→ STATED TASK
Would you repeat the listing exactly but omit every picture?

→ PROVIDED MATERIAL

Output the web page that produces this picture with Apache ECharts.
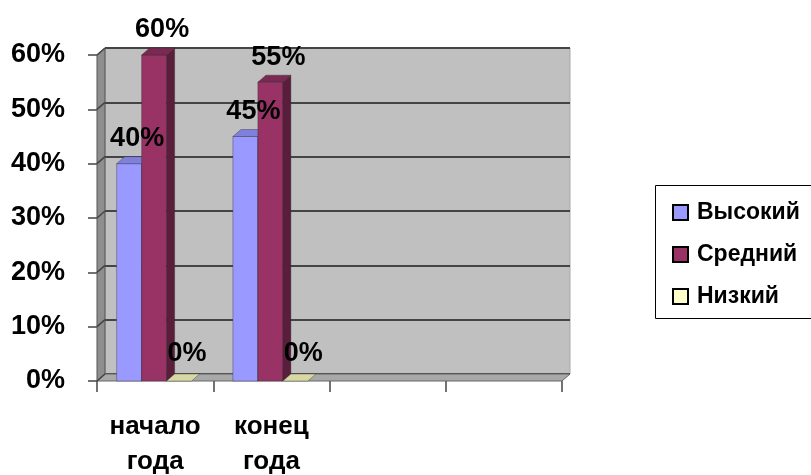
<!DOCTYPE html>
<html>
<head>
<meta charset="utf-8">
<script src="https://cdn.jsdelivr.net/npm/echarts@6/dist/echarts.min.js"></script>
<style>html,body{margin:0;padding:0;background:#fff}#c{width:811px;height:475px}</style>
</head>
<body>
<div id="c"></div>
<script>
const categories = ['начало\nгода', 'конец\nгода', '', ''];
const seriesNames = ['Высокий', 'Средний', 'Низкий'];
const highValues = [0.40, 0.45];
const midValues = [0.60, 0.55];
const lowValues = [0, 0];
const yMax = 0.6;
const yStep = 0.1;

const FONT = '"Liberation Sans", Arial, sans-serif';
const front = { left: 97, right: 562, top: 55, bottom: 381 };
const DX = 8, DY = -7;

const faceColors = [
  { front: '#9999ff', top: '#7f7fdc', side: '#6666b3' },
  { front: '#993366', top: '#7a2952', side: '#5a1e3c' },
  { front: '#ffffcc', top: '#d8d8a4', side: '#b8b890' }
];

function makeRender(sIdx) {
  return function (params, api) {
    const cat = api.value(0), v = api.value(1);
    const p0 = api.coord([cat, 0]);
    const p1 = api.coord([cat, v]);
    const bandW = api.size([1, 0])[0];
    const barW = bandW * 0.215;
    const x0 = p0[0] - 1.5 * barW - 1 + sIdx * barW;
    const yb = p0[1], yt = p1[1];
    const c = faceColors[sIdx];
    const stroke = 'rgba(40,40,40,0.6)';
    const children = [];
    if (yb - yt > 0.5) {
      children.push({ type: 'rect', shape: { x: x0, y: yt, width: barW, height: yb - yt },
        style: { fill: c.front, stroke: stroke, lineWidth: 0.6 } });
      children.push({ type: 'polygon', shape: { points: [[x0 + barW, yt], [x0 + barW + DX, yt + DY], [x0 + barW + DX, yb + DY], [x0 + barW, yb]] },
        style: { fill: c.side, stroke: stroke, lineWidth: 0.6 } });
    }
    children.push({ type: 'polygon', shape: { points: [[x0, yt], [x0 + barW, yt], [x0 + barW + DX, yt + DY], [x0 + DX, yt + DY]] },
      style: { fill: c.top, stroke: stroke, lineWidth: 0.6 } });
    const lblDy = v === 0 ? -27 : -25;
    children.push({ type: 'text', z2: 100, style: { text: Math.round(v * 100) + '%', x: x0 + barW / 2 + 8, y: yt + lblDy,
      align: 'center', verticalAlign: 'middle', fill: '#000', font: 'bold 27px ' + FONT } });
    return { type: 'group', children: children };
  };
}

function toData(arr) { return arr.map((v, i) => [i, v]); }
const allValues = [highValues, midValues, lowValues];

const wallGraphics = [];
wallGraphics.push({ type: 'polygon', z: 1, shape: { points: [[front.left, front.top], [front.left + DX, front.top + DY], [front.left + DX, front.bottom + DY], [front.left, front.bottom]] },
  style: { fill: '#8e8e8e', stroke: '#555', lineWidth: 1 } });
wallGraphics.push({ type: 'polygon', z: 1, shape: { points: [[front.left, front.bottom], [front.right, front.bottom], [front.right + DX, front.bottom + DY], [front.left + DX, front.bottom + DY]] },
  style: { fill: '#a8a8a8', stroke: '#666', lineWidth: 1 } });
const nSteps = Math.round(yMax / yStep);
for (let i = 0; i <= nSteps; i++) {
  const y = front.bottom - (front.bottom - front.top) * i / nSteps;
  wallGraphics.push({ type: 'line', z: 2, shape: { x1: front.left, y1: y, x2: front.left + DX, y2: y + DY },
    style: { stroke: '#444', lineWidth: 1.5 } });
}
wallGraphics.push({ type: 'rect', z: 0, shape: { x: 655.5, y: 185.5, width: 170, height: 133 },
  style: { fill: '#fff', stroke: '#000', lineWidth: 1 } });

const option = {
  backgroundColor: '#fff',
  animation: false,
  textStyle: { fontFamily: FONT },
  grid: [
    { left: front.left, top: front.top, width: front.right - front.left, height: front.bottom - front.top,
      outerBoundsMode: 'none', containLabel: false },
    { left: front.left + DX, top: front.top + DY, width: front.right - front.left, height: front.bottom - front.top,
      outerBoundsMode: 'none', containLabel: false,
      show: true, backgroundColor: '#c0c0c0', borderColor: '#a8a8a8', borderWidth: 1 }
  ],
  xAxis: [
    { type: 'category', gridIndex: 0, data: categories,
      axisLine: { show: false },
      axisTick: { show: true, alignWithLabel: false, length: 11, lineStyle: { color: '#444', width: 1.5 } },
      axisLabel: { margin: 28, fontWeight: 'bold', fontSize: 26, lineHeight: 35, color: '#000', fontFamily: FONT, interval: 0 } },
    { type: 'category', gridIndex: 1, data: categories, show: false }
  ],
  yAxis: [
    { type: 'value', gridIndex: 0, min: 0, max: yMax, interval: yStep,
      axisLine: { show: false },
      axisTick: { show: true, length: 9, lineStyle: { color: '#444', width: 1.5 } },
      splitLine: { show: false },
      axisLabel: { margin: 32, fontWeight: 'bold', fontSize: 27, color: '#000', fontFamily: FONT, padding: [10, 0, 0, 0],
        formatter: v => Math.round(v * 100) + '%' } },
    { type: 'value', gridIndex: 1, min: 0, max: yMax, interval: yStep,
      axisLine: { show: false }, axisTick: { show: false }, axisLabel: { show: false },
      splitLine: { show: true, lineStyle: { color: '#444', width: 2 } } }
  ],
  legend: {
    orient: 'vertical', left: 667, top: 196, itemWidth: 15, itemHeight: 15, itemGap: 19, itemStyle: { borderWidth: 2 },
    textStyle: { fontWeight: 'bold', fontSize: 23, color: '#000', fontFamily: FONT, padding: [0, 0, 0, 4] },
    data: seriesNames.map((n, i) => ({ name: n, icon: 'rect',
      itemStyle: { color: faceColors[i].front, borderColor: '#000', borderWidth: 2 } }))
  },
  graphic: { elements: wallGraphics },
  series: seriesNames.map((n, i) => ({
    name: n, type: 'custom', xAxisIndex: 0, yAxisIndex: 0, z: 10,
    itemStyle: { color: faceColors[i].front },
    renderItem: makeRender(i),
    encode: { x: 0, y: 1 },
    data: toData(allValues[i])
  }))
};

const chart = echarts.init(document.getElementById('c'), null, { renderer: 'canvas' });
chart.setOption(option);
</script>
</body>
</html>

→ CORRECT OUTPUT
Output the web page that produces this picture with Apache ECharts.
<!DOCTYPE html>
<html>
<head>
<meta charset="utf-8">
<script src="https://cdn.jsdelivr.net/npm/echarts@6/dist/echarts.min.js"></script>
<style>html,body{margin:0;padding:0;background:#fff}#c{width:811px;height:475px}</style>
</head>
<body>
<div id="c"></div>
<script>
const categories = ['начало\nгода', 'конец\nгода', '', ''];
const seriesNames = ['Высокий', 'Средний', 'Низкий'];
const highValues = [0.40, 0.45];
const midValues = [0.60, 0.55];
const lowValues = [0, 0];
const yMax = 0.6;
const yStep = 0.1;

const FONT = '"Liberation Sans", Arial, sans-serif';
const front = { left: 97, right: 562, top: 55, bottom: 381 };
const DX = 8, DY = -7;

const faceColors = [
  { front: '#9999ff', top: '#7f7fdc', side: '#6666b3' },
  { front: '#993366', top: '#7a2952', side: '#5a1e3c' },
  { front: '#ffffcc', top: '#d8d8a4', side: '#b8b890' }
];

function makeRender(sIdx) {
  return function (params, api) {
    const cat = api.value(0), v = api.value(1);
    const p0 = api.coord([cat, 0]);
    const p1 = api.coord([cat, v]);
    const bandW = api.size([1, 0])[0];
    const barW = bandW * 0.215;
    const x0 = p0[0] - 1.5 * barW - 1 + sIdx * barW;
    const yb = p0[1], yt = p1[1];
    const c = faceColors[sIdx];
    const stroke = 'rgba(40,40,40,0.6)';
    const children = [];
    if (yb - yt > 0.5) {
      children.push({ type: 'rect', shape: { x: x0, y: yt, width: barW, height: yb - yt },
        style: { fill: c.front, stroke: stroke, lineWidth: 0.6 } });
      children.push({ type: 'polygon', shape: { points: [[x0 + barW, yt], [x0 + barW + DX, yt + DY], [x0 + barW + DX, yb + DY], [x0 + barW, yb]] },
        style: { fill: c.side, stroke: stroke, lineWidth: 0.6 } });
    }
    children.push({ type: 'polygon', shape: { points: [[x0, yt], [x0 + barW, yt], [x0 + barW + DX, yt + DY], [x0 + DX, yt + DY]] },
      style: { fill: c.top, stroke: stroke, lineWidth: 0.6 } });
    const lblDy = v === 0 ? -27 : -25;
    children.push({ type: 'text', z2: 100, style: { text: Math.round(v * 100) + '%', x: x0 + barW / 2 + 8, y: yt + lblDy,
      align: 'center', verticalAlign: 'middle', fill: '#000', font: 'bold 27px ' + FONT } });
    return { type: 'group', children: children };
  };
}

function toData(arr) { return arr.map((v, i) => [i, v]); }
const allValues = [highValues, midValues, lowValues];

const wallGraphics = [];
wallGraphics.push({ type: 'polygon', z: 1, shape: { points: [[front.left, front.top], [front.left + DX, front.top + DY], [front.left + DX, front.bottom + DY], [front.left, front.bottom]] },
  style: { fill: '#8e8e8e', stroke: '#555', lineWidth: 1 } });
wallGraphics.push({ type: 'polygon', z: 1, shape: { points: [[front.left, front.bottom], [front.right, front.bottom], [front.right + DX, front.bottom + DY], [front.left + DX, front.bottom + DY]] },
  style: { fill: '#a8a8a8', stroke: '#666', lineWidth: 1 } });
const nSteps = Math.round(yMax / yStep);
for (let i = 0; i <= nSteps; i++) {
  const y = front.bottom - (front.bottom - front.top) * i / nSteps;
  wallGraphics.push({ type: 'line', z: 2, shape: { x1: front.left, y1: y, x2: front.left + DX, y2: y + DY },
    style: { stroke: '#444', lineWidth: 1.5 } });
}
wallGraphics.push({ type: 'rect', z: 0, shape: { x: 655.5, y: 185.5, width: 170, height: 133 },
  style: { fill: '#fff', stroke: '#000', lineWidth: 1 } });

const option = {
  backgroundColor: '#fff',
  animation: false,
  textStyle: { fontFamily: FONT },
  grid: [
    { left: front.left, top: front.top, width: front.right - front.left, height: front.bottom - front.top,
      outerBoundsMode: 'none', containLabel: false },
    { left: front.left + DX, top: front.top + DY, width: front.right - front.left, height: front.bottom - front.top,
      outerBoundsMode: 'none', containLabel: false,
      show: true, backgroundColor: '#c0c0c0', borderColor: '#a8a8a8', borderWidth: 1 }
  ],
  xAxis: [
    { type: 'category', gridIndex: 0, data: categories,
      axisLine: { show: false },
      axisTick: { show: true, alignWithLabel: false, length: 11, lineStyle: { color: '#444', width: 1.5 } },
      axisLabel: { margin: 28, fontWeight: 'bold', fontSize: 26, lineHeight: 35, color: '#000', fontFamily: FONT, interval: 0 } },
    { type: 'category', gridIndex: 1, data: categories, show: false }
  ],
  yAxis: [
    { type: 'value', gridIndex: 0, min: 0, max: yMax, interval: yStep,
      axisLine: { show: false },
      axisTick: { show: true, length: 9, lineStyle: { color: '#444', width: 1.5 } },
      splitLine: { show: false },
      axisLabel: { margin: 32, fontWeight: 'bold', fontSize: 27, color: '#000', fontFamily: FONT, padding: [10, 0, 0, 0],
        formatter: v => Math.round(v * 100) + '%' } },
    { type: 'value', gridIndex: 1, min: 0, max: yMax, interval: yStep,
      axisLine: { show: false }, axisTick: { show: false }, axisLabel: { show: false },
      splitLine: { show: true, lineStyle: { color: '#444', width: 2 } } }
  ],
  legend: {
    orient: 'vertical', left: 667, top: 196, itemWidth: 15, itemHeight: 15, itemGap: 19, itemStyle: { borderWidth: 2 },
    textStyle: { fontWeight: 'bold', fontSize: 23, color: '#000', fontFamily: FONT, padding: [0, 0, 0, 4] },
    data: seriesNames.map((n, i) => ({ name: n, icon: 'rect',
      itemStyle: { color: faceColors[i].front, borderColor: '#000', borderWidth: 2 } }))
  },
  graphic: { elements: wallGraphics },
  series: seriesNames.map((n, i) => ({
    name: n, type: 'custom', xAxisIndex: 0, yAxisIndex: 0, z: 10,
    itemStyle: { color: faceColors[i].front },
    renderItem: makeRender(i),
    encode: { x: 0, y: 1 },
    data: toData(allValues[i])
  }))
};

const chart = echarts.init(document.getElementById('c'), null, { renderer: 'canvas' });
chart.setOption(option);
</script>
</body>
</html>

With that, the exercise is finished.